#### STATED EXERCISE:
Repeat the material below exactly, with no pictures.

#### DATASET EXTRACT:
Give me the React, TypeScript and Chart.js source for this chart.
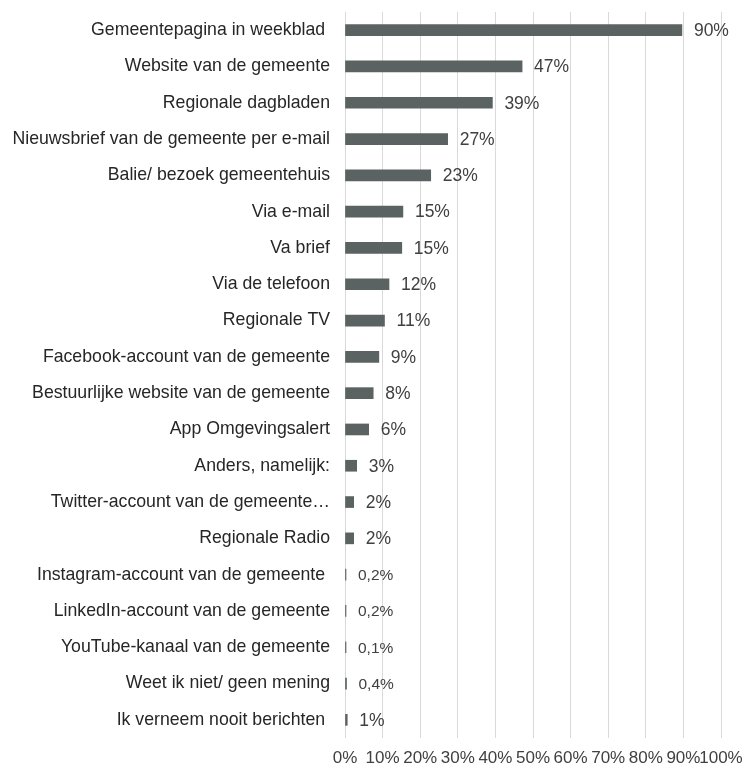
import React, { useEffect, useRef } from "react";
import { Chart, registerables } from "chart.js";

Chart.register(...registerables);

const categories = [
  "Gemeentepagina in weekblad ",
  "Website van de gemeente",
  "Regionale dagbladen",
  "Nieuwsbrief van de gemeente per e-mail",
  "Balie/ bezoek gemeentehuis",
  "Via e-mail",
  "Va brief",
  "Via de telefoon",
  "Regionale TV",
  "Facebook-account van de gemeente",
  "Bestuurlijke website van de gemeente",
  "App Omgevingsalert",
  "Anders, namelijk:",
  "Twitter-account van de gemeente…",
  "Regionale Radio",
  "Instagram-account van de gemeente ",
  "LinkedIn-account van de gemeente",
  "YouTube-kanaal van de gemeente",
  "Weet ik niet/ geen mening",
  "Ik verneem nooit berichten ",
];

const values = [89.6, 47.1, 39.2, 27.3, 22.8, 15.4, 15.1, 11.7, 10.5, 9.0, 7.5, 6.3, 3.1, 2.3, 2.3, 0.2, 0.2, 0.1, 0.4, 0.6];

const valueLabels = [
  "90%", "47%", "39%", "27%", "23%", "15%", "15%", "12%", "11%", "9%",
  "8%", "6%", "3%", "2%", "2%", "0,2%", "0,2%", "0,1%", "0,4%", "1%",
];

const xTicks = [0, 10, 20, 30, 40, 50, 60, 70, 80, 90, 100];

const FONT = "'Liberation Sans', Arial, sans-serif";

const valueLabelPlugin = {
  id: "valueLabels",
  afterDatasetsDraw(chart: any) {
    const ctx = chart.ctx;
    const meta = chart.getDatasetMeta(0);
    ctx.save();
    ctx.fillStyle = "#404040";
    ctx.textBaseline = "middle";
    ctx.textAlign = "left";
    meta.data.forEach((bar: any, i: number) => {
      const txt = valueLabels[i];
      const small = txt.includes(",");
      ctx.font = `${small ? 15.5 : 17.5}px ${FONT}`;
      ctx.fillText(txt, bar.x + 12, bar.y + 1);
    });
    ctx.restore();
  },
};

export default function App() {
  const ref = useRef<HTMLCanvasElement | null>(null);
  useEffect(() => {
    if (!ref.current) return;
    const chart = new Chart(ref.current, {
      type: "bar",
      data: {
        labels: categories,
        datasets: [
          {
            data: values,
            backgroundColor: "#5a6361",
            barThickness: 11,
            minBarLength: 1,
          },
        ],
      },
      options: {
        indexAxis: "y",
        animation: false,
        responsive: false,
        maintainAspectRatio: false,
        layout: { padding: { top: 12, right: 26, bottom: 0, left: 0 } },
        plugins: {
          legend: { display: false },
          tooltip: { enabled: false },
        },
        scales: {
          x: {
            type: "linear",
            min: 0,
            max: 100,
            afterBuildTicks: (scale: any) => {
              scale.ticks = xTicks.map((v) => ({ value: v }));
            },
            afterFit: (scale: any) => {
              scale.height = 30;
              scale.paddingLeft = 0;
              scale.paddingRight = 0;
            },
            ticks: {
              callback: (v: any) => `${v}%`,
              color: "#404040",
              font: { size: 17, family: FONT },
              padding: 10,
              maxRotation: 0,
              autoSkip: false,
            },
            grid: { color: "#d9d9d9", lineWidth: 1, drawTicks: false },
            border: { display: false },
          },
          y: {
            afterFit: (scale: any) => {
              scale.width = 345;
              scale.paddingTop = 0;
              scale.paddingBottom = 0;
            },
            ticks: {
              color: "#262626",
              font: { size: 17.7, family: FONT },
              padding: 15,
              autoSkip: false,
            },
            grid: { display: false, drawTicks: false },
            border: { display: false },
          },
        },
      },
      plugins: [valueLabelPlugin],
    });
    return () => chart.destroy();
  }, []);
  return (
    <div style={{ position: "absolute", left: 0, top: 0, width: 747, height: 768, background: "#fff" }}>
      <canvas ref={ref} width={747} height={768} style={{ width: 747, height: 768 }} />
    </div>
  );
}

#### WRITTEN REPLY:
Give me the React, TypeScript and Chart.js source for this chart.
import React, { useEffect, useRef } from "react";
import { Chart, registerables } from "chart.js";

Chart.register(...registerables);

const categories = [
  "Gemeentepagina in weekblad ",
  "Website van de gemeente",
  "Regionale dagbladen",
  "Nieuwsbrief van de gemeente per e-mail",
  "Balie/ bezoek gemeentehuis",
  "Via e-mail",
  "Va brief",
  "Via de telefoon",
  "Regionale TV",
  "Facebook-account van de gemeente",
  "Bestuurlijke website van de gemeente",
  "App Omgevingsalert",
  "Anders, namelijk:",
  "Twitter-account van de gemeente…",
  "Regionale Radio",
  "Instagram-account van de gemeente ",
  "LinkedIn-account van de gemeente",
  "YouTube-kanaal van de gemeente",
  "Weet ik niet/ geen mening",
  "Ik verneem nooit berichten ",
];

const values = [89.6, 47.1, 39.2, 27.3, 22.8, 15.4, 15.1, 11.7, 10.5, 9.0, 7.5, 6.3, 3.1, 2.3, 2.3, 0.2, 0.2, 0.1, 0.4, 0.6];

const valueLabels = [
  "90%", "47%", "39%", "27%", "23%", "15%", "15%", "12%", "11%", "9%",
  "8%", "6%", "3%", "2%", "2%", "0,2%", "0,2%", "0,1%", "0,4%", "1%",
];

const xTicks = [0, 10, 20, 30, 40, 50, 60, 70, 80, 90, 100];

const FONT = "'Liberation Sans', Arial, sans-serif";

const valueLabelPlugin = {
  id: "valueLabels",
  afterDatasetsDraw(chart: any) {
    const ctx = chart.ctx;
    const meta = chart.getDatasetMeta(0);
    ctx.save();
    ctx.fillStyle = "#404040";
    ctx.textBaseline = "middle";
    ctx.textAlign = "left";
    meta.data.forEach((bar: any, i: number) => {
      const txt = valueLabels[i];
      const small = txt.includes(",");
      ctx.font = `${small ? 15.5 : 17.5}px ${FONT}`;
      ctx.fillText(txt, bar.x + 12, bar.y + 1);
    });
    ctx.restore();
  },
};

export default function App() {
  const ref = useRef<HTMLCanvasElement | null>(null);
  useEffect(() => {
    if (!ref.current) return;
    const chart = new Chart(ref.current, {
      type: "bar",
      data: {
        labels: categories,
        datasets: [
          {
            data: values,
            backgroundColor: "#5a6361",
            barThickness: 11,
            minBarLength: 1,
          },
        ],
      },
      options: {
        indexAxis: "y",
        animation: false,
        responsive: false,
        maintainAspectRatio: false,
        layout: { padding: { top: 12, right: 26, bottom: 0, left: 0 } },
        plugins: {
          legend: { display: false },
          tooltip: { enabled: false },
        },
        scales: {
          x: {
            type: "linear",
            min: 0,
            max: 100,
            afterBuildTicks: (scale: any) => {
              scale.ticks = xTicks.map((v) => ({ value: v }));
            },
            afterFit: (scale: any) => {
              scale.height = 30;
              scale.paddingLeft = 0;
              scale.paddingRight = 0;
            },
            ticks: {
              callback: (v: any) => `${v}%`,
              color: "#404040",
              font: { size: 17, family: FONT },
              padding: 10,
              maxRotation: 0,
              autoSkip: false,
            },
            grid: { color: "#d9d9d9", lineWidth: 1, drawTicks: false },
            border: { display: false },
          },
          y: {
            afterFit: (scale: any) => {
              scale.width = 345;
              scale.paddingTop = 0;
              scale.paddingBottom = 0;
            },
            ticks: {
              color: "#262626",
              font: { size: 17.7, family: FONT },
              padding: 15,
              autoSkip: false,
            },
            grid: { display: false, drawTicks: false },
            border: { display: false },
          },
        },
      },
      plugins: [valueLabelPlugin],
    });
    return () => chart.destroy();
  }, []);
  return (
    <div style={{ position: "absolute", left: 0, top: 0, width: 747, height: 768, background: "#fff" }}>
      <canvas ref={ref} width={747} height={768} style={{ width: 747, height: 768 }} />
    </div>
  );
}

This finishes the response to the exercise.